Tampa Bay was a 200-1 shot to win the Series when betting opened, ahead of only Kansas City and Washington (both 250-1). Philadelphia was 18-1.
“They’re resilient. I think both clubs are similar in that way,” Phillies manager Charlie Manuel said. “We’re not going to quit. I think this year they definitely learned that. They’re young and they’re flying on a high. We’re kind of settled.”
After going from a major league-worst 66-96 last year to 97-65 this season, Tampa Bay has a bit of an aura. While the Phillies opened the season with the 13th-highest payroll in the major leagues at $98 million, the Rays were 29th at $44 million, ahead of only Florida.
Philadelphia (42,254) had the fourth-highest attendance average in the NL; Tampa Bay (22,370) was 12th among the 14 AL teams.
Even the general managers are a contrast.
While the Phillies’ GM is 71-year-old Pat Gillick, who put together Toronto teams that won World Series titles in 1992 and 1993, Tampa Bay’s executive vice president for baseball operations is 31-year-old Andrew Friedman, a former Bear Stearns analyst.
“Nobody expects us to win.

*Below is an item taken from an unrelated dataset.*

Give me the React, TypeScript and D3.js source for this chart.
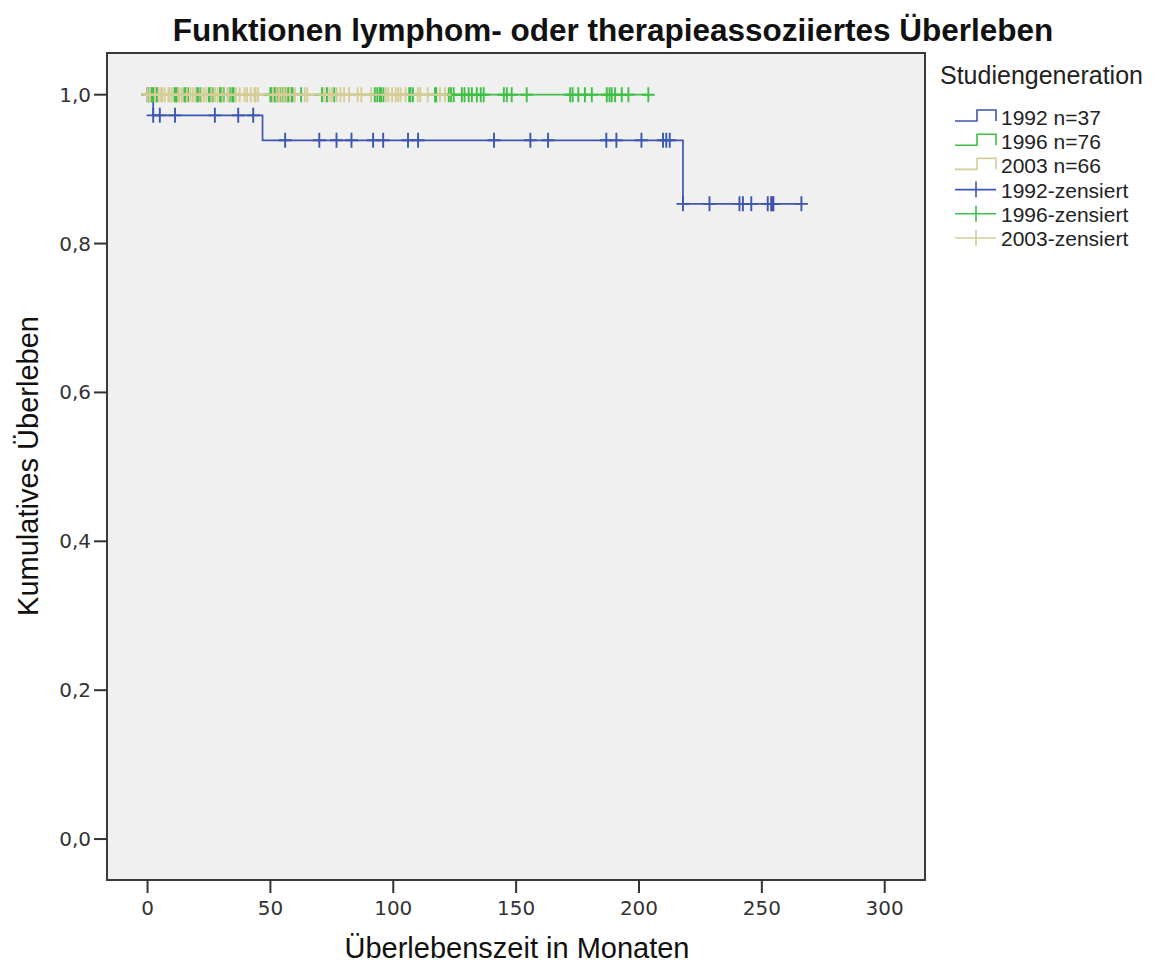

Everybody expected us to lose 90 games this year,” said 23-year-old David Price, who got his first professional save in the pennant clincher. “We lost seven in a row going into the All-Star break. People thought that was it. The Rays are going to slowly die out. But that’s not the case.”
Philadelphia bounced back in September to overcome the Mets for the second straight season. For so many years, the headlines read “Phillies Phold.” Not this year, at least not yet.
“Philadelphians, they’ve been starving for a winner,” Manuel said. “Let me put it like this, we’re due. We’re here. Why not get it?”
There’s some history between the cities ó just not in baseball.
The Buccaneers won the 2003 Super Bowl over Oakland after defeating the Eagles |27-10 in the NFC championship. The Lightning defeated Calgary to win the Stanley Cup in 2004 after beating the Flyers 2-1 in Game 7 of the conference finals.
Philadelphia is just 1-4 in the World Series, beating the Kansas City Royals in 1980, but losing to the Boston Red Sox (1915), New York Yankees (1950), Baltimore Orioles (1983) and Toronto Blue Jays (1993).
Based on the last two years, the six-day layoff between their five-game victory over the Dodgers and the Series opener won’t help.
Following eight days off, the Colorado Rockies were swept by Boston last year. Detroit had a six-day rest in 2006, then lost to the Cardinals in six games.
“Sometimes a team will continue to be hot, and that could be a benefit to the Rays,” Phillies closer Brad Lidge said. “Sometimes it’s such an achievement just to get there that you let your guard down. There’s no way for me to tell right now how they’re going to react. We’ll just have to see in the game.”